In the case of CSCU schools, rising cost of living and stagnant wages make it difficult for students of working class families to pursue public higher education as tuition increases. With college enrollment declining, the schools run deficits to cover the cost of under-enrollment and pass these costs back on to the working class by cutting education spending and raising tuition. These measures inevitably force more students out of the public higher education pool and perpetuates the cycle. Even worse, the CSCU spending cuts are not unique to Connecticut public universities. There is a nationwide trend of slashing budgets for higher education. 

Although it is very unlikely that the ruling elite who control the BOR have a shred of sympathy for anyone outside their wealthy clique, these austerity measures are not taken because of their disdain for the students and teachers being affected by their policies.

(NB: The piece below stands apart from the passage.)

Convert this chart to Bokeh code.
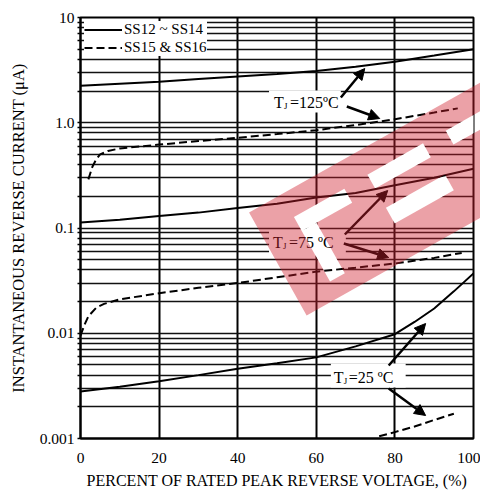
import math
from bokeh.plotting import figure
from bokeh.models import (Range1d, FixedTicker, Label, Arrow, NormalHead,
                          Legend, LegendItem, Title)
from bokeh.embed import file_html
from bokeh.resources import INLINE

# ---------------- data ----------------
x_ticks = [0, 20, 40, 60, 80, 100]
y_ticks = [0.001, 0.01, 0.1, 1, 10]
y_tick_labels = ["0.001", "0.01", "0.1", "1.0", "10"]

# SS12~SS14 (solid) and SS15 & SS16 (dashed), per junction temperature
s125_x = [0, 10, 20, 30, 40, 50, 60, 70, 80, 90, 100]
s125_y = [2.25, 2.35, 2.45, 2.6, 2.75, 2.9, 3.1, 3.4, 3.8, 4.35, 5.0]
d125_x = [2, 3, 4, 5, 7, 10, 20, 30, 40, 50, 60, 70, 80, 90, 96]
d125_y = [0.29, 0.38, 0.45, 0.5, 0.54, 0.57, 0.62, 0.67, 0.72, 0.78, 0.85, 0.95, 1.08, 1.25, 1.37]

s75_x = [0, 10, 20, 30, 40, 50, 60, 70, 80, 90, 100]
s75_y = [0.113, 0.12, 0.13, 0.14, 0.155, 0.17, 0.195, 0.215, 0.255, 0.3, 0.365]
d75_x = [0, 1, 2, 4, 6, 10, 20, 30, 40, 50, 60, 70, 80, 90, 97]
d75_y = [0.0095, 0.012, 0.0145, 0.0175, 0.019, 0.021, 0.024, 0.027, 0.030, 0.034, 0.0385, 0.042, 0.046, 0.052, 0.058]

s25_x = [0, 10, 20, 30, 40, 50, 60, 70, 80, 85, 90, 95, 100]
s25_y = [0.0028, 0.0031, 0.0035, 0.004, 0.0046, 0.0052, 0.0059, 0.0075, 0.0098, 0.0128, 0.0172, 0.025, 0.037]
d25_x = [76, 80, 85, 90, 95]
d25_y = [0.00105, 0.00115, 0.0013, 0.0015, 0.00172]

legend_labels = ["SS12 ~ SS14", "SS15 & SS16"]
x_title = "PERCENT OF RATED PEAK REVERSE VOLTAGE, (%)"
y_title = "INSTANTANEOUS REVERSE CURRENT (\u03bcA)"

FONT = "Liberation Serif"

# pixel -> data helpers (frame pinned at px 79..473 x 17..438)
FL, FR, FT, FB = 79, 473, 17, 438
W, H = 480, 493
def px2x(px):
    return (px - FL) / (FR - FL) * 100.0
def py2y(py):
    return 10 ** (1 - (py - FT) / (FB - FT) * 4.0)

p = figure(width=W, height=H,
           x_range=Range1d(0, 100), y_range=Range1d(0.001, 10),
           y_axis_type="log", output_backend="svg", toolbar_location=None,
           min_border_left=FL, min_border_right=W - FR,
           min_border_top=FT, min_border_bottom=H - FB)
p.background_fill_color = "white"
p.border_fill_color = "white"
p.outline_line_color = "black"
p.outline_line_width = 2

# axes / ticks
p.xaxis.ticker = FixedTicker(ticks=x_ticks)
minor = [k * 10.0 ** e for e in range(-3, 1) for k in range(2, 10)]
p.yaxis.ticker = FixedTicker(ticks=y_ticks, minor_ticks=minor)
p.yaxis.major_label_overrides = {t: l for t, l in zip(y_ticks, y_tick_labels)}
for ax in (p.xaxis[0], p.yaxis[0]):
    ax.axis_line_color = "black"
    ax.axis_line_width = 2
    ax.major_label_text_font = FONT
    ax.major_label_text_font_size = "15.5px"
    ax.major_label_text_color = "black"
p.xaxis.major_tick_out = 0
p.xaxis.major_tick_in = 0
p.xaxis.minor_tick_line_color = None
p.xaxis.major_label_standoff = 14
p.yaxis.major_tick_out = 3
p.yaxis.major_tick_in = 0
p.yaxis.minor_tick_out = 3
p.yaxis.minor_tick_in = 0
p.yaxis.major_tick_line_width = 1.5
p.yaxis.minor_tick_line_width = 1.5
p.yaxis.major_label_standoff = 3

# axis titles as side-panel titles
p.add_layout(Title(text=y_title, align="center", vertical_align="middle",
                   standoff=15, text_font=FONT,
                   text_font_size="16.5px", text_font_style="normal",
                   text_color="black"), "left")
p.add_layout(Title(text=x_title, align="center", vertical_align="bottom",
                   standoff=8, text_font=FONT,
                   text_font_size="16px", text_font_style="normal",
                   text_color="black"), "below")

# grids
p.xgrid.ticker = FixedTicker(ticks=x_ticks[1:-1])
p.xgrid.grid_line_color = "black"
p.xgrid.grid_line_width = 2
p.ygrid.ticker = FixedTicker(ticks=y_ticks, minor_ticks=minor)
p.ygrid.grid_line_color = "#111111"
p.ygrid.grid_line_width = 1.6
p.ygrid.minor_grid_line_color = "#111111"
p.ygrid.minor_grid_line_width = 1.6

# ---------------- watermark geometry (px) ----------------
A = (248.0, 212.0)
u = (0.872, -0.489)
n = (0.489, 0.872)
def band_pt(s, t):
    return (A[0] + s * u[0] + t * n[0], A[1] + s * u[1] + t * n[1])
def rect_poly(s0, s1, t0, t1):
    pts = [band_pt(s0, t0), band_pt(s1, t0), band_pt(s1, t1), band_pt(s0, t1)]
    return [px2x(a) for a, b in pts], [py2y(b) for a, b in pts]

cutouts = [(37, 95, 26, 42), (37, 54, 42, 100), (122, 186, 25, 41),
           (122, 190, 63, 81), (212, 268, 25, 41)]
cut_polys = [rect_poly(*c) for c in cutouts]

# white cut-outs hide the grid (drawn below curves)
p.patches([c[0] for c in cut_polys], [c[1] for c in cut_polys],
          fill_color="white", line_color=None)

# white boxes behind the temperature labels
boxes = [(268, 340, 90, 112), (268, 345, 230, 255), (330, 405, 363, 387)]
p.quad(left=[px2x(b[0]) for b in boxes], right=[px2x(b[1]) for b in boxes],
       top=[py2y(b[2]) for b in boxes], bottom=[py2y(b[3]) for b in boxes],
       fill_color="white", line_color=None)

# ---------------- curves ----------------
DASH = "8 4"
r_s125 = p.line(s125_x, s125_y, line_color="black", line_width=2)
r_d125 = p.line(d125_x, d125_y, line_color="black", line_width=2, line_dash=DASH)
p.line(s75_x, s75_y, line_color="black", line_width=2)
p.line(d75_x, d75_y, line_color="black", line_width=2, line_dash=DASH)
p.line(s25_x, s25_y, line_color="black", line_width=2)
p.line(d25_x, d25_y, line_color="black", line_width=2, line_dash=DASH)

legend = Legend(items=[LegendItem(label=legend_labels[0], renderers=[r_s125]),
                       LegendItem(label=legend_labels[1], renderers=[r_d125])],
                location="top_left", margin=4, padding=4, spacing=1,
                glyph_width=38, glyph_height=15, label_height=15,
                label_standoff=2, border_line_color=None,
                background_fill_color="white", background_fill_alpha=1,
                label_text_font=FONT, label_text_font_size="15px",
                label_text_color="black")
p.add_layout(legend)

# ---------------- annotations ----------------
def tj_label(px, py, rest, rest_px):
    p.add_layout(Label(x=px2x(px), y=py2y(py), text="T", text_font=FONT,
                       text_font_size="16px", text_baseline="middle",
                       text_color="black"))
    p.add_layout(Label(x=px2x(px + 10), y=py2y(py + 3), text="J", text_font=FONT,
                       text_font_size="9px", text_baseline="middle",
                       text_color="black"))
    p.add_layout(Label(x=px2x(rest_px), y=py2y(py), text=rest, text_font=FONT,
                       text_font_size="16px", text_baseline="middle",
                       text_color="black"))

tj_label(273, 102, "=125\u00baC", 289)
tj_label(272, 242, "=75 \u00baC", 288)
tj_label(333, 377, "=25 \u00baC", 348)

arrows = [((340, 97), (364, 68)), ((346, 106), (379, 118)),
          ((344, 234), (387, 190)), ((343, 243), (388, 257)),
          ((388, 365), (425, 323)), ((388, 388), (425, 415))]
for (x0, y0), (x1, y1) in arrows:
    p.add_layout(Arrow(end=NormalHead(size=11, fill_color="black", line_color="black"),
                       x_start=px2x(x0), y_start=py2y(y0),
                       x_end=px2x(x1), y_end=py2y(y1),
                       line_color="black", line_width=2.5))

# red translucent watermark band (with letter cut-outs) on top
L = 330
outer = [band_pt(0, 0), band_pt(L, 0), band_pt(L, 118), band_pt(0, 118)]
ox = [px2x(a) for a, b in outer]
oy = [py2y(b) for a, b in outer]
p.multi_polygons(xs=[[[ox] + [c[0] for c in cut_polys]]],
                 ys=[[[oy] + [c[1] for c in cut_polys]]],
                 fill_color="#d0202e", fill_alpha=0.42, line_color=None,
                 level="overlay")

open("out.html", "w").write(file_html(p, INLINE))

They are taken because the government is an organ of class control: it is run by capitalists to serve their interests against the interest of the workers. Such is the nature of the state under capitalism. While thousands of students and teachers have been kicked to the curb, Connecticut saw its defense spending increase by $3 billion in 2022 per the orders of the White House, so more weapons can be sent to fund imperialist wars and genocides.

A system that is incapable of educating its populace or increasing their standard of living is not fit to continue. Let’s be clear: the resources are available to cover this $140 million deficit. Simply pulling a fraction out of the “rainy day fund” or public expenditure on defense could cover the deficit easily. It is time to stop begging the capitalists for piecemeal reforms to problems they can easily solve. Instead, we ought to consider who decides where state funds are disubstituted: the capitalists or the people who have to foot the bill for the problems their system created?